Over 600 buses are expected to be coordinated for the march across the country. Two of which will be leaving from Amherst, one from Hampshire College and one from UMass, which will have Kearns as its bus captain. There are only nine open seats left on the bus from UMass.

While Kearns is in charge of organizing the participants on his individual bus, Treicy Torres, a junior environmental science major at Boston University, is tasked with organizing all buses in the Massachusetts region, including the two leaving from Amherst, as well as four from Boston and one from Cape Cod.

“It’s going to be a very grueling ride,” said Torres, describing the trip that will begin at approximately 9 p.m. and end at approximately 6 a.m., when buses are scheduled to arrive in Washington D.C.

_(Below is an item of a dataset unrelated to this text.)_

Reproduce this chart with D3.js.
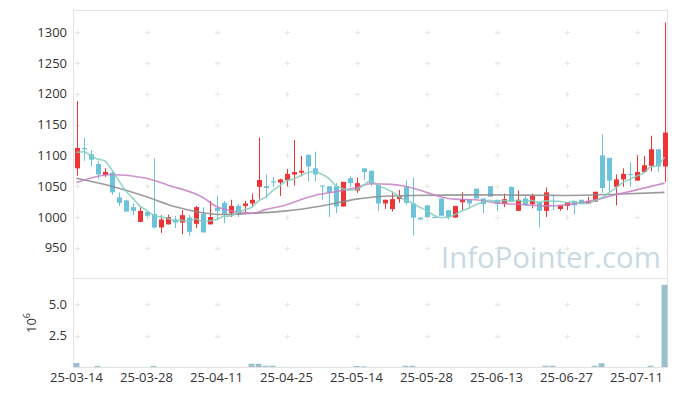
<!DOCTYPE html>
<html><head><meta charset="utf-8">
<script src="https://cdn.jsdelivr.net/npm/d3@7"></script>
<style>body{margin:0;background:#fff;} svg{display:block;font-family:"Open Sans",sans-serif;}</style>
</head><body><svg id="c" width="677" height="396"></svg>
<script>
const dates = ["25-03-14","25-03-17","25-03-18","25-03-19","25-03-20","25-03-21","25-03-24","25-03-25","25-03-26","25-03-27",
"25-03-28","25-03-31","25-04-01","25-04-02","25-04-03","25-04-04","25-04-07","25-04-08","25-04-09","25-04-10",
"25-04-11","25-04-14","25-04-15","25-04-16","25-04-17","25-04-18","25-04-21","25-04-22","25-04-23","25-04-24",
"25-04-25","25-04-28","25-04-29","25-04-30","25-05-02","25-05-07","25-05-08","25-05-09","25-05-12","25-05-13",
"25-05-14","25-05-15","25-05-16","25-05-19","25-05-20","25-05-21","25-05-22","25-05-23","25-05-26","25-05-27",
"25-05-28","25-05-29","25-05-30","25-06-02","25-06-04","25-06-05","25-06-09","25-06-10","25-06-11","25-06-12",
"25-06-13","25-06-16","25-06-17","25-06-18","25-06-19","25-06-20","25-06-23","25-06-24","25-06-25","25-06-26",
"25-06-27","25-06-30","25-07-01","25-07-02","25-07-03","25-07-04","25-07-07","25-07-08","25-07-09","25-07-10",
"25-07-11","25-07-14","25-07-15","25-07-16","25-07-17"];
const open  = [1079,1112,1102,1086,1068,1072,1032,1027,1016,992, 1008,1005,983,988,996,991,999,989,1005,988,
1015,1023,1006,1018,1018,1022,1049,1050,1058,1056, 1060,1069,1072,1101,1079,1051,1050,1050,1017,1063,
1043,1079,1075,1052,1022,1013,1029,1049,1022,999, 1019,1000,1030,1011,999,1024,1029,1046,1030,1050,
1028,1021,1049,1010,1030,1021,1025,1010,1026,1013, 1018,1026,1028,1022,1025,1100,1096,1049,1061,1070,
1059,1073,1083,1110,1082];
const high  = [1188,1129,1109,1091,1079,1073,1040,1028,1022,1016, 1010,1095,1003,1004,1002,1011,1003,1018,1016,1026,
1035,1026,1028,1021,1026,1038,1129,1069,1065,1062, 1078,1125,1099,1101,1106,1051,1050,1055,1057,1066,
1064,1079,1075,1052,1028,1039,1044,1060,1064,999, 1019,1001,1030,1011,1018,1040,1029,1046,1030,1050,
1028,1038,1049,1043,1034,1038,1025,1048,1036,1019, 1024,1026,1028,1033,1041,1134,1096,1069,1079,1089,
1100,1099,1132,1110,1316];
const low   = [1067,1091,1082,1062,1065,1036,1018,1008,1003,992, 1000,981,974,988,982,972,969,982,975,988,
996,990,1000,1000,1006,1016,1028,1030,1049,1034, 1050,1051,1066,1058,1058,1028,1000,1006,1017,1049,
1039,1060,1050,1010,1013,1009,1023,1020,970,995, 1000,998,1002,996,999,1011,1013,1030,1006,1033,
1010,1016,1025,1010,1019,1014,983,1000,1011,1010, 1011,1004,1022,1022,1025,1039,1041,1019,1049,1049,
1059,1073,1074,1073,1057];
const close = [1112,1110,1093,1069,1073,1040,1023,1009,1010,1010, 1002,983,996,1000,991,1003,976,1016,975,1000,
1010,1005,1018,1004,1022,1028,1060,1047,1056,1061, 1070,1073,1075,1082,1069,1050,1039,1017,1057,1055,
1055,1073,1055,1022,1028,1029,1034,1023,999,996, 1000,999,1002,1000,1018,1029,1022,1030,1021,1033,
1021,1029,1025,1028,1019,1034,1010,1040,1025,1019, 1024,1019,1022,1026,1041,1047,1059,1061,1070,1068,
1073,1084,1110,1082,1137];
const volume = [0.32,0.005,0.005,0.08,0.005,0.005,0.005,0.005,0.005,0.005, 0.005,0.08,0.005,0.005,0.005,0.005,0.005,0.005,0.005,0.005,
0.005,0.005,0.005,0.005,0.005,0.26,0.26,0.1,0.1,0.005, 0.005,0.005,0.005,0.005,0.005,0.005,0.005,0.005,0.005,0.005,
0.08,0.05,0.005,0.005,0.005,0.005,0.005,0.1,0.1,0.005, 0.005,0.005,0.005,0.005,0.005,0.005,0.005,0.005,0.005,0.005,
0.005,0.005,0.005,0.005,0.005,0.005,0.005,0.1,0.1,0.005, 0.005,0.005,0.005,0.005,0.1,0.3,0.005,0.005,0.005,0.005,
0.005,0.005,0.1,0.005,6.55];
const ma5Head = [1105,1106,1100,1094];
const ma20Idx = [0,5,10,13,18,20,22,25,27,30,32,34,37,40,42,45,47,50,52,54,57,60,64,67,70,73,77,80,84];
const ma20Val = [1056,1069,1063,1052,1032,1017,1010,1006,1012,1020,1028,1035,1041,1048,1054,1053,1050,1040,1033,1029,1028,1023,1020,1018,1020,1025,1036,1044,1055];
const ma60Idx = [0,5,10,14,18,21,25,30,35,40,43,48,57,70,77,84];
const ma60Val = [1063,1050,1033,1017,1007,1004,1006,1010,1018,1029,1033,1035,1036,1035,1037,1040];
const priceTicks = [950,1000,1050,1100,1150,1200,1250,1300];
const volTicks = [2.5,5.0];
const dateTickIdx = [0,10,20,30,40,50,60,70,80];

const svg = d3.select("#c");
const L = 73, R = 668, T = 10, MID = 278, B = 367;
const idx = d3.range(dates.length);
const x = d3.scaleBand().domain(idx).range([L, R]).padding(0);
const cx = i => x(i) + x.bandwidth()/2;
const y = d3.scaleLinear().domain([901, 1336]).range([MID, T]);
const yv = d3.scaleLinear().domain([0, 7.1]).range([B, MID]);

const UP = "#ee3535", DOWN = "#6cc3d9";
const gridC = "#e6e6e6";

// grid crosses
const cross = (g, px, py) => {
  g.append("line").attr("x1", px-2.5).attr("x2", px+2.5).attr("y1", py).attr("y2", py).attr("stroke", gridC);
  g.append("line").attr("x1", px).attr("x2", px).attr("y1", py-2.5).attr("y2", py+2.5).attr("stroke", gridC);
};
const grid = svg.append("g");
dateTickIdx.forEach(i => {
  priceTicks.forEach(v => cross(grid, Math.round(cx(i))+0.5, Math.round(y(v))+0.5));
  volTicks.forEach(v => cross(grid, Math.round(cx(i))+0.5, Math.round(yv(v))+0.5));
});

// frame
const frame = svg.append("g").attr("stroke", "#e3e3e3").attr("fill", "none");
frame.append("line").attr("x1", L+0.5).attr("x2", L+0.5).attr("y1", T).attr("y2", B);
frame.append("line").attr("x1", R-0.5).attr("x2", R-0.5).attr("y1", T).attr("y2", B);
frame.append("line").attr("x1", L).attr("x2", R).attr("y1", T+0.5).attr("y2", T+0.5);
frame.append("line").attr("x1", L).attr("x2", R).attr("y1", MID+0.5).attr("y2", MID+0.5);
frame.append("line").attr("x1", L).attr("x2", R).attr("y1", B+0.5).attr("y2", B+0.5);

// watermark
const wm = svg.append("text").attr("x", 441).attr("y", 268).attr("font-size", 31)
  .attr("fill", "#c9d9e3").attr("font-family", "Open Sans, sans-serif").text("InfoPointer.com");
const wlen = wm.node().getComputedTextLength();
wm.attr("font-size", 31 * 220 / wlen);

// axes labels
const yAxis = svg.append("g").attr("transform", `translate(${L},0)`)
  .call(d3.axisLeft(y).tickValues(priceTicks).tickSize(0).tickPadding(6).tickFormat(d3.format("d")));
yAxis.select(".domain").remove();
yAxis.selectAll("text").attr("font-size", 13).attr("fill", "#333").attr("font-family", "Open Sans, sans-serif");

const vAxis = svg.append("g").attr("transform", `translate(${L},0)`)
  .call(d3.axisLeft(yv).tickValues(volTicks).tickSize(0).tickPadding(6).tickFormat(d3.format(".1f")));
vAxis.select(".domain").remove();
vAxis.selectAll("text").attr("font-size", 13).attr("fill", "#333").attr("font-family", "Open Sans, sans-serif");

const xAxis = svg.append("g").attr("transform", `translate(0,${B})`)
  .call(d3.axisBottom(x).tickValues(dateTickIdx).tickSize(0).tickPadding(6).tickFormat(i => dates[i]));
xAxis.select(".domain").remove();
xAxis.selectAll("text").attr("font-size", 13).attr("fill", "#333").attr("font-family", "Open Sans, sans-serif");

const vl = svg.append("text").attr("transform", "translate(36,323) rotate(-90)")
  .attr("text-anchor", "middle").attr("font-size", 13).attr("fill", "#333");
vl.append("tspan").text("10");
vl.append("tspan").attr("baseline-shift", "super").attr("font-size", 9).text("6");

// volume bars
const bw = x.bandwidth();
svg.append("g").selectAll("rect").data(idx).join("rect")
  .attr("x", i => cx(i) - bw*0.42).attr("width", bw*0.84)
  .attr("y", i => yv(volume[i])).attr("height", i => B - yv(volume[i]))
  .attr("fill", "#98c0cd");

// candles
const cg = svg.append("g");
cg.selectAll("line").data(idx).join("line")
  .attr("x1", i => Math.round(cx(i))+0.5).attr("x2", i => Math.round(cx(i))+0.5)
  .attr("y1", i => y(high[i])).attr("y2", i => y(low[i]))
  .attr("stroke", i => close[i] >= open[i] ? UP : DOWN).attr("stroke-width", 1);
cg.selectAll("rect").data(idx).join("rect")
  .attr("x", i => Math.round(cx(i)) - 2).attr("width", 5)
  .attr("y", i => y(Math.max(open[i], close[i])))
  .attr("height", i => Math.max(1, Math.abs(y(open[i]) - y(close[i]))))
  .attr("fill", i => close[i] >= open[i] ? UP : DOWN);

// moving averages
const ma5 = idx.map(i => i < 4 ? ma5Head[i] : d3.mean(close.slice(i-4, i+1)));
const line = d3.line().curve(d3.curveMonotoneX);
svg.append("path").attr("d", line(ma60Idx.map((i,k) => [cx(i), y(ma60Val[k])])))
  .attr("fill", "none").attr("stroke", "#8a8a8a").attr("stroke-width", 1.6).attr("opacity", 0.85);
svg.append("path").attr("d", line(ma20Idx.map((i,k) => [cx(i), y(ma20Val[k])])))
  .attr("fill", "none").attr("stroke", "#c77fc4").attr("stroke-width", 1.6).attr("opacity", 0.85);
svg.append("path").attr("d", line(idx.map(i => [cx(i), y(ma5[i])])))
  .attr("fill", "none").attr("stroke", "#82cfc0").attr("stroke-width", 1.6).attr("opacity", 0.85);
</script></body></html>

Torres interned last year at the Massachusetts Chapter of the Sierra Club, the largest grassroots environmental organization in the U.S. and one of multiple organizations managing the buses going to the march. Kearns was also an intern at the club and is now involved in its executive committee.

Torres was in high school when the first climate march was held. Seeing the positive response to the event and its successes made her realize that she wanted to play an active role in attending and organizing future marches.

“Just being in the bus that long will be excruciating for some people,” Torres said with a chuckle.

For Sullivan, though, the expectedly grueling nature of the nine-hour bus ride will be worth it.

“Being uncomfortable in the short run is definitely what is needed in the long run for standing behind the science of climate change,” Sullivan said.